Tucked away in the Shenandoah Valley, we were moving to the woods, over the Blue ridge Mountains far West of Washington DC near West Virginia and the surrounding Appalachian mountains. When I first visited Winchester, the surrounding rolling hills still seemed to echo thundering cannons, rifles cracking fire, and men shouting from the pits of a desperate fight. Surrounded by Civil War battlefields that were once soaked in blood, it was haunting, humbling, and a reminder of those who’ve sacrificed all, and the grit that is sometimes required to make it in this world.

Leaving all of our family and friends behind in California was the hardest part, and continues to be, but the world is a big place and getting to experience this little corner of it – its history, seasons, nature, people, and culture – has been a blessing and wonderful opportunity to add a magical chapter to our lives.

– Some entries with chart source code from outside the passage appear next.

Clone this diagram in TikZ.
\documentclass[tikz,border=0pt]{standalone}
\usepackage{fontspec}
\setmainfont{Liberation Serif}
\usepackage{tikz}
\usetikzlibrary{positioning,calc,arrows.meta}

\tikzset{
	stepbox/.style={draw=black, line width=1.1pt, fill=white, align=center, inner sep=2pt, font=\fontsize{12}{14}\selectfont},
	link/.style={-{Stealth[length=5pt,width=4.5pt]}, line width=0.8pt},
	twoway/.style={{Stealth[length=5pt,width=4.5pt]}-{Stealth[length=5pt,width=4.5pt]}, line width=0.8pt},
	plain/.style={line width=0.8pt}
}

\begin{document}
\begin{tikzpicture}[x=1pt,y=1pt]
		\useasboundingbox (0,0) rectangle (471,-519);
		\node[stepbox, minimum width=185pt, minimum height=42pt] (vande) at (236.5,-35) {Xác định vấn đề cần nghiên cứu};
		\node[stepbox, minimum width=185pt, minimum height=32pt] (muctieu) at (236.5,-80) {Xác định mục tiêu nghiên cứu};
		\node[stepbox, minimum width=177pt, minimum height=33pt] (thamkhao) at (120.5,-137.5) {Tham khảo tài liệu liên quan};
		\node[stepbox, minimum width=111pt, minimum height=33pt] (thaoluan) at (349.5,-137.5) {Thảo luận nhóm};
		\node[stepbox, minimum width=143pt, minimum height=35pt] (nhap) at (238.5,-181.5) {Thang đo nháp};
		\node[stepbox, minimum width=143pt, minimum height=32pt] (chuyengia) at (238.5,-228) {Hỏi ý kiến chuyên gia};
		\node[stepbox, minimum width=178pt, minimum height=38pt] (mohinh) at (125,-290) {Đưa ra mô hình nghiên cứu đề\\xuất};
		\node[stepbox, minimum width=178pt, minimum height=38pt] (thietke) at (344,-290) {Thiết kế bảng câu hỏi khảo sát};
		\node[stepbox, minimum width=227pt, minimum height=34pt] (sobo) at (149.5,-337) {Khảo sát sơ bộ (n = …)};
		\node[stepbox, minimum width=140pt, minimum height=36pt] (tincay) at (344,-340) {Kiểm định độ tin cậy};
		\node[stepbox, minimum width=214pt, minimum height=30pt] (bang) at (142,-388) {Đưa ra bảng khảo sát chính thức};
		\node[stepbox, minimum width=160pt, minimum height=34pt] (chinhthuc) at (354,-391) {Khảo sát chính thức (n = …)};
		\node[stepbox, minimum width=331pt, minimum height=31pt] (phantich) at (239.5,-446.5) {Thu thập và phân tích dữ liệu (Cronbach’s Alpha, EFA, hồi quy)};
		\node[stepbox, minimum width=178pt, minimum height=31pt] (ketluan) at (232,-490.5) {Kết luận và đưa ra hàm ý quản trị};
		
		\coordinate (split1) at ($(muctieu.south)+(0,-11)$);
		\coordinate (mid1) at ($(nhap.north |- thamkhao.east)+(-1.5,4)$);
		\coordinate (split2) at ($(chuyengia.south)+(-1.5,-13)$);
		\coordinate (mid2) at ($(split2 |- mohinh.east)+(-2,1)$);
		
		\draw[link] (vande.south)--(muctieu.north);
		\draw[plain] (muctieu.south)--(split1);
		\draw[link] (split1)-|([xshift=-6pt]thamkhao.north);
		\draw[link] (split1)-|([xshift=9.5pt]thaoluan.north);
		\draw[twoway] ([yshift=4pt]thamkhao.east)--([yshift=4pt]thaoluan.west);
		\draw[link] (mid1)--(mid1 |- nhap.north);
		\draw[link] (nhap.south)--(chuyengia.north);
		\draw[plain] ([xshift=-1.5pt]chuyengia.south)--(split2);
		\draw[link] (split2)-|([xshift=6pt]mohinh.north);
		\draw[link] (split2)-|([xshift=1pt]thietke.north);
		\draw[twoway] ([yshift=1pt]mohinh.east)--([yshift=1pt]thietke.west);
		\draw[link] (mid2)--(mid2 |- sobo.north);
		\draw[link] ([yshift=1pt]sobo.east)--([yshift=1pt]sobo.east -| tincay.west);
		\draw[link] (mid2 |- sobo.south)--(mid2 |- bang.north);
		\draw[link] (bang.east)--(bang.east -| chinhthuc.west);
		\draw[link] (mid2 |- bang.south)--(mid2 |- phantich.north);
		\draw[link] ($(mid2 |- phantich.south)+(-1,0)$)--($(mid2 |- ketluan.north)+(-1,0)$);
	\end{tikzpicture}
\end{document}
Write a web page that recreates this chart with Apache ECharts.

And even though I call it “the woods,” and say that we live out in the “Virginia countryside,” Costco is just up the road, and Home Depot, Pet Smart, Michael’s, and Books-a-Million are well within striking distance. I’m sure the tough folks that built and fought for this place would scoff at how soft we’ve become. But it seems like they’d also have to have some envy. And the fact that we can travel back to California in an afternoon would likely totally blow their minds.

Sandi Sean Winchester
“Home is wherever I’m with you” was our theme song for our move from Huntington Beach, California, to Winchester, Virginia.